Many bad bosses do a poor job of planning, setting priorities, and following through. Sometimes that’s because he or she is being pulled in many directions by forces beyond his or her control. Do I know what those are? Other times bosses are just disorganized and undisciplined. But before I throw a Pity Party and complain about that, I need to take a look in the mirror. How’s my leadership example? Strong leaders take the initiative to regularly plan, set priorities, and follow through with his or her boss. Does my boss share the same sense of urgency I have about the changes that need to be made in our organization? Have I done enough to increase his or her understanding of the need for change?
Research indicates that effective middle leaders make valuable contributions to change in successful organizations. INSEAD professor Quy Nguyen Huy found that strong middle leaders have good entrepreneurial ideas. They are often better than executives at leveraging informal networks. The best ones stayed attuned to and meet the emotional needs of people throughout the organization during major change. Effective middle leaders also manage the ongoing tension between continuity and change.

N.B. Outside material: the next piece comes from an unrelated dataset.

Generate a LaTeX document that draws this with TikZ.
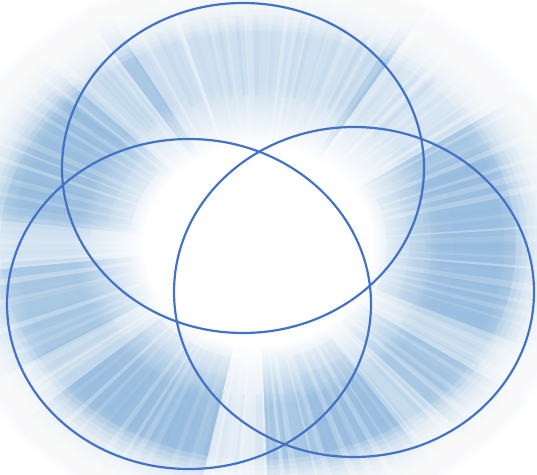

There is a difference between middle managers and middle leaders. Both are needed. However, most organizations need stronger leadership to counter-balance years of focus on management systems, processes, and technology. The best middle leaders provide strong leadership up, down, and across the organization. They use influence, persuasion, “tempered radicalism” (change-leaders use their anger or energy to alternatively heat and cool their approaches as they become tougher and stronger), networking, and other skills to lead at the speed of change.